● **Task details**:
Up to and including the line with "W, H = 875, 390", write out the listing from its first line, minus the pictures.

####################

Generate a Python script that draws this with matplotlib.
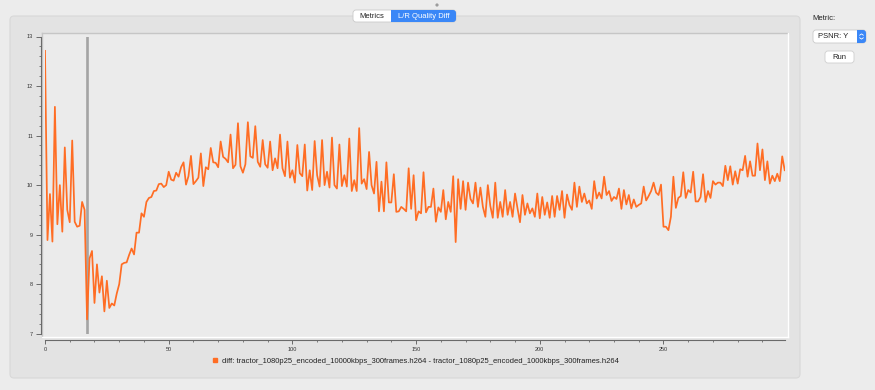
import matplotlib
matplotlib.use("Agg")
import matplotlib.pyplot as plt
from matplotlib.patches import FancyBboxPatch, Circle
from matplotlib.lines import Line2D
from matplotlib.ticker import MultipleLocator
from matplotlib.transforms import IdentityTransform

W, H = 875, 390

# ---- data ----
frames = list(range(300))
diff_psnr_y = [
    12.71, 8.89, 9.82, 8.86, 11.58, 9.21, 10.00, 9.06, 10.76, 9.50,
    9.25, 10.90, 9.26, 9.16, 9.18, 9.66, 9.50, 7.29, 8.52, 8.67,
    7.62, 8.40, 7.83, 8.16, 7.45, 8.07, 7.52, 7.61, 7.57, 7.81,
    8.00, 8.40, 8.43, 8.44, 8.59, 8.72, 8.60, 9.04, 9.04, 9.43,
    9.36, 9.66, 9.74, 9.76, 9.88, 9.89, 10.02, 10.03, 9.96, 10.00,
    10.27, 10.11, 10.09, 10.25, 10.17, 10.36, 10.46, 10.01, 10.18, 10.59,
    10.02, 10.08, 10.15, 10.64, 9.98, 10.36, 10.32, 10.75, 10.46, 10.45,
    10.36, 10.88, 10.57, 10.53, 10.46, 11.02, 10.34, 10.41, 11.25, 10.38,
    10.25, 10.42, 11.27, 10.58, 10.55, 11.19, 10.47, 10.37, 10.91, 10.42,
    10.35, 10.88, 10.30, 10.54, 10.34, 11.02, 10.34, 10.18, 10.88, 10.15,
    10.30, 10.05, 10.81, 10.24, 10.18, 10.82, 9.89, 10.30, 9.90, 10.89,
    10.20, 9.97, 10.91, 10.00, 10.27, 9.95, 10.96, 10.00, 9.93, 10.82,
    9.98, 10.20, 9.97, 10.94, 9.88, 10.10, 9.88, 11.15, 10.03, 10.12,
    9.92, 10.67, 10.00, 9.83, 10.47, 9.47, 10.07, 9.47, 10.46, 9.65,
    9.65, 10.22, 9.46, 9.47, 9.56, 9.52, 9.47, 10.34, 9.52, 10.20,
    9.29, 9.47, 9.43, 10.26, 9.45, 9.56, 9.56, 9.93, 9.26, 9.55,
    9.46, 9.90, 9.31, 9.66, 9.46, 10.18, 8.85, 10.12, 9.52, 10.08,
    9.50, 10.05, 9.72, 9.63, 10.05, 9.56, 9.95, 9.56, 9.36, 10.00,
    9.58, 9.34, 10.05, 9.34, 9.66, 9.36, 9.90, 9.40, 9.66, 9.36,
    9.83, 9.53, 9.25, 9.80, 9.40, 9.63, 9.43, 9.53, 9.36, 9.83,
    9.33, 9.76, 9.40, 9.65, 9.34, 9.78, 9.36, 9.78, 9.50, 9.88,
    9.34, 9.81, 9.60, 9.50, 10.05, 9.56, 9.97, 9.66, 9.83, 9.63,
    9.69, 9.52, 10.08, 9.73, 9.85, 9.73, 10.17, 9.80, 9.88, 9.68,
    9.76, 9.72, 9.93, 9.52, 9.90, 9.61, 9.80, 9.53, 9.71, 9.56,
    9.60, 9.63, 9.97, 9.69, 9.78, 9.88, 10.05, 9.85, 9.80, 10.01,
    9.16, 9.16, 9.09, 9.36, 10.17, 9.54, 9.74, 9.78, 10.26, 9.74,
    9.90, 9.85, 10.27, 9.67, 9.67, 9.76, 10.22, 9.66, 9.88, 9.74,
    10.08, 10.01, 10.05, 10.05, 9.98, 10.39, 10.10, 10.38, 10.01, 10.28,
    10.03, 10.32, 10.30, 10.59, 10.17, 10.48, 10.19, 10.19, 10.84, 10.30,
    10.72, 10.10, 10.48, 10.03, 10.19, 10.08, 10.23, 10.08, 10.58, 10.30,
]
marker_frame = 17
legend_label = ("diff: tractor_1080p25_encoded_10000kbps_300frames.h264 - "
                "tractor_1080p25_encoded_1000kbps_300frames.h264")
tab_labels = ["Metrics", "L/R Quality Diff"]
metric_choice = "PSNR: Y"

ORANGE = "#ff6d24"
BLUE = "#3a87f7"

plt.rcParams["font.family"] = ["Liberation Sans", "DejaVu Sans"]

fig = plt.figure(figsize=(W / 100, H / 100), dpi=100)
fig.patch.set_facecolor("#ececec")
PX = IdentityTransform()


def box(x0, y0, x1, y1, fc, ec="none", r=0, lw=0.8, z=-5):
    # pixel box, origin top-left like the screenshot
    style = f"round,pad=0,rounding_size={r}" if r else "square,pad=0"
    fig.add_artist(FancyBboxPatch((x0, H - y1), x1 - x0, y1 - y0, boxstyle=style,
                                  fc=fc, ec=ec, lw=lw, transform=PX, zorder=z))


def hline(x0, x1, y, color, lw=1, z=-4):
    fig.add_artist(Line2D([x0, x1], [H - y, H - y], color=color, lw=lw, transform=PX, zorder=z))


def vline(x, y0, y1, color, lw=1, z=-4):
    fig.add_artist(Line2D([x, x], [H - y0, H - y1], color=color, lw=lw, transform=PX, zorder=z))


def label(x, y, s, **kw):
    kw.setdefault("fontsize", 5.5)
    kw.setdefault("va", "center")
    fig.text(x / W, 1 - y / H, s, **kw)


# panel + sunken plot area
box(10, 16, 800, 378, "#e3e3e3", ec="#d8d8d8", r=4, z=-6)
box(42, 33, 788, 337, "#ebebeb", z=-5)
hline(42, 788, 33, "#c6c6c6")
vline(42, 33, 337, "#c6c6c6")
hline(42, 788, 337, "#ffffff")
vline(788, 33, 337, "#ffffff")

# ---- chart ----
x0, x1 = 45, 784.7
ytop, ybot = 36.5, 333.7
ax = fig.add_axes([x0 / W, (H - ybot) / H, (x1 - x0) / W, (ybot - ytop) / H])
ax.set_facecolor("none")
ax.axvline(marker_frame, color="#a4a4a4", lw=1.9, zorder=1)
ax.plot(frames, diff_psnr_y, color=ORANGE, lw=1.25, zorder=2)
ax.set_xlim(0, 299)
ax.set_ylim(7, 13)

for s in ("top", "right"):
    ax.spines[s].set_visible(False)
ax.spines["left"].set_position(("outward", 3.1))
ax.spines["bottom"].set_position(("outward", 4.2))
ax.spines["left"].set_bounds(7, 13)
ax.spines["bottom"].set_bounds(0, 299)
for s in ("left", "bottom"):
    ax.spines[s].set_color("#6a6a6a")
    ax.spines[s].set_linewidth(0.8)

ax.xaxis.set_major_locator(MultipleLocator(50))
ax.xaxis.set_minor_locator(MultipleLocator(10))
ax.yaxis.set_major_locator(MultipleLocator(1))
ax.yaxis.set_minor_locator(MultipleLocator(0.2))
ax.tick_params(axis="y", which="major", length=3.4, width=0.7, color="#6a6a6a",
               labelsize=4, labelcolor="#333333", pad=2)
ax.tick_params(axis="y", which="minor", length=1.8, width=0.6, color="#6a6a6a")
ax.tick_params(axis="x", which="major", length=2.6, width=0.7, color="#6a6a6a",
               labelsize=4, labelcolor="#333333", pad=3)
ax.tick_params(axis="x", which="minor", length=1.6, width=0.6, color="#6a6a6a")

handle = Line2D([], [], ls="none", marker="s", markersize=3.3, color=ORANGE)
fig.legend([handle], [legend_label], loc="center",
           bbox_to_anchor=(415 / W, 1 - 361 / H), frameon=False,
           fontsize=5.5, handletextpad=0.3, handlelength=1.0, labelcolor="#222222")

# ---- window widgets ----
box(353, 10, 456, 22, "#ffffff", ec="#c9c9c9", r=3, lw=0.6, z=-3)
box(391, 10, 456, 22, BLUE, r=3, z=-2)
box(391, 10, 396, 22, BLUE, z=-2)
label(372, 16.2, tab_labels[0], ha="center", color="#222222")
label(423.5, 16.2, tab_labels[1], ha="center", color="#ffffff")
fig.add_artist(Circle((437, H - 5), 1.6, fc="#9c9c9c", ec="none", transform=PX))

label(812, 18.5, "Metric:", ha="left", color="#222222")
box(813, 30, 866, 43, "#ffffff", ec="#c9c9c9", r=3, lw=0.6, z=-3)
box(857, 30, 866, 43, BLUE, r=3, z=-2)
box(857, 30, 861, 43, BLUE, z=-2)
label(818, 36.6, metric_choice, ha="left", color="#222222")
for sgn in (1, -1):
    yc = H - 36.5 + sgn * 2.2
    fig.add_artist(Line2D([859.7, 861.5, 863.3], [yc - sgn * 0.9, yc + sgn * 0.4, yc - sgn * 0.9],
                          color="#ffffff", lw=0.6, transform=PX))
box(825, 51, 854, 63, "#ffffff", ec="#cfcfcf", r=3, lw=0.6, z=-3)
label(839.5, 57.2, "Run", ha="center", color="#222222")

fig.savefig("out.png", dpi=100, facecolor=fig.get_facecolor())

####################

● **Answer**:
Generate a Python script that draws this with matplotlib.
import matplotlib
matplotlib.use("Agg")
import matplotlib.pyplot as plt
from matplotlib.patches import FancyBboxPatch, Circle
from matplotlib.lines import Line2D
from matplotlib.ticker import MultipleLocator
from matplotlib.transforms import IdentityTransform

W, H = 875, 390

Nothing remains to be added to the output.